Long story short, the longer you sleep the more recovered young athletes are going to feel on the field.

Despite the importance placed on receiving a full night of sleep, a study conducted by the NCAA found that one third of student athletes get less than seven hours of sleep per night, and most student athletes report at obtaining four nights of insufficient sleep per week.

“I think that’s one of the most overlooked areas when dealing with kids as athletes- how much rest they’re getting,” says Jeff Jordan, Garland High School’s athletics coordinator and head football coach in an interview with Dallas News.

Not only does a full night’s sleep improve an athlete’s performance, but it also decreases the likelihood of them injuring themselves. Research presented at the American Academy of Pediatrics conference indicated that adolescent athletes who slept for more than eight hours at night were 68 percent less likely to sustain injuries than athletes who regularly slept less.

“We know that sleep deprivation affects proprioception- the sense of balance that allows you to feel your weight shifting, even when your eyes are closed,” said Dr. Michael Landers, a sports medicine specialist on the medical staff of Texas Health Spine and Orthopedic Center in Plano. “For sleep- deprived athletes, their balance is more likely to be off, making them more likely to fall.

It’s important for youth-athletes to place the same level of value on a good night’s sleep as they do with their training on the field.

Many argue that the promotion and development of good sleep habits needs to be incorporated into youth sports programs. Teaching young athletes about the impact a good night’s sleep has on athletic success can help kids develop good sleep habits, and help reduce the rising number of injuries in youth sports. Strength and conditioning coaches need to teach sleep habits alongside other recovery methods for athletes, and schools should consult with local sleep centers to develop sleep plans for student-athletes.

The Pac-12 Student-Athlete Health Grant Program is also currently funding a project focused on observing the sleep patterns in student-athletes, as well as possible sleep problems and mood disturbances related to sleep.

While school and youth sports organizations work to address the issue of sleep deprivation amongst young athletes, there are steps parents can take to help ensure their child is getting an adequate amount of sleep each night:

Limit the consumption of caffeine and energy drinks of your adolescent, and eliminate consumption of these drinks after 4pm.

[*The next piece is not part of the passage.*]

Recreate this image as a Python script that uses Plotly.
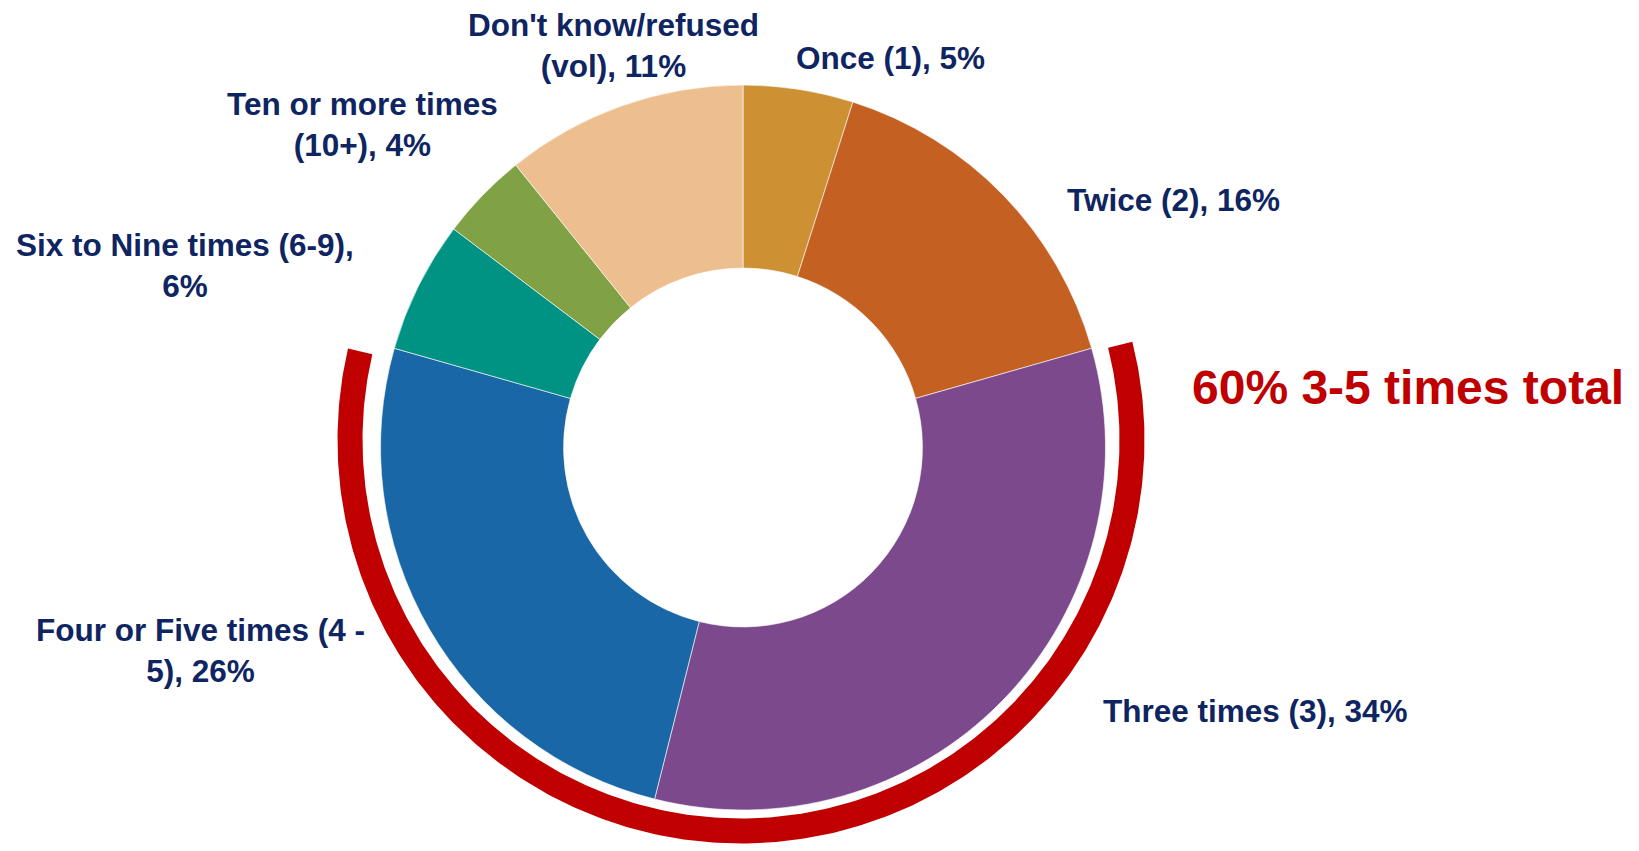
import numpy as np
import plotly.graph_objects as go

# ---- data ----
categories = ["Once (1)", "Twice (2)", "Three times (3)", "Four or Five times (4 - 5)",
              "Six to Nine times (6-9)", "Ten or more times (10+)", "Don't know/refused (vol)"]
values = [5, 16, 34, 26, 6, 4, 11]
slice_colors = ["#CD9134", "#C46022", "#7C4A8C", "#1967A6", "#009283", "#80A245", "#EDBE8E"]
label_texts = ["Once (1), 5%", "Twice (2), 16%", "Three times (3), 34%",
               "Four or Five times (4 -<br>5), 26%", "Six to Nine times (6-9),<br>6%",
               "Ten or more times<br>(10+), 4%", "Don't know/refused<br>(vol), 11%"]
highlight_text = "60% 3-5 times total"

# ---- layout geometry (page pixels) ----
W, H = 1639, 851
OFF = 8                      # page body margin in which the figure sits
cx, cy, R = 743, 447.5, 362.5
hole = 0.495
# decorative bracket ring (slightly off-centre, as in the original)
ring_cx, ring_cy = 741, 440
ring_r0, ring_r1 = 378.5, 403.5
ring_from, ring_to = 75.9, 283.1       # degrees clockwise from 12 o'clock
label_pos = [(890, 58), (1173, 200), (1255, 711), (200, 650), (185, 265), (362, 124), (613, 45)]
highlight_pos = (1408, 387)

navy = "#0E2561"
red = "#C00000"

fig = go.Figure()

fig.add_trace(go.Pie(
    labels=categories, values=values, sort=False, direction="clockwise", rotation=0,
    hole=hole, textinfo="none", hoverinfo="label+percent",
    marker=dict(colors=slice_colors, line=dict(color="rgba(255,255,255,0.6)", width=1)),
    domain=dict(x=[(cx - OFF - R) / W, (cx - OFF + R) / W],
                y=[(H - (cy - OFF) - R) / H, (H - (cy - OFF) + R) / H]),
    showlegend=False,
))

th = np.radians(np.linspace(ring_from, ring_to, 300))
xo = ring_cx + ring_r1 * np.sin(th)
yo = ring_cy - ring_r1 * np.cos(th)
xi = ring_cx + ring_r0 * np.sin(th[::-1])
yi = ring_cy - ring_r0 * np.cos(th[::-1])
fig.add_trace(go.Scatter(
    x=np.concatenate([xo, xi, xo[:1]]), y=np.concatenate([yo, yi, yo[:1]]),
    mode="lines", fill="toself", fillcolor=red, line=dict(color=red, width=0),
    hoverinfo="skip", showlegend=False,
))

for txt, (x, y) in zip(label_texts, label_pos):
    fig.add_annotation(x=x, y=y, xref="x", yref="y", text=txt, showarrow=False,
                       xanchor="center", yanchor="middle", align="center",
                       font=dict(family="Liberation Sans", size=31.5, color=navy, weight="bold"))

fig.add_annotation(x=highlight_pos[0], y=highlight_pos[1], xref="x", yref="y",
                   text=highlight_text, showarrow=False, xanchor="center", yanchor="middle",
                   font=dict(family="Liberation Sans", size=48, color=red, weight="bold"))

fig.update_layout(
    width=W, height=H, margin=dict(l=0, r=0, t=0, b=0),
    paper_bgcolor="white", plot_bgcolor="rgba(0,0,0,0)",
    xaxis=dict(range=[OFF, W + OFF], visible=False, fixedrange=True),
    yaxis=dict(range=[H + OFF, OFF], visible=False, fixedrange=True),
)

fig.write_html("out.html")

Limit naps to 15-20 minutes. Dim the lights an hour before bed, and avoiding the bright lights of electronics. This can help reduce increased brain activity before bed, making it easier children to fall asleep at a reasonable hour.

Making these adjustments will help increase the performance of young athletes, and help eliminate the risk of injury.

It’s a win-win situation. When our youth athletes are well rested and recovered, everyone scores.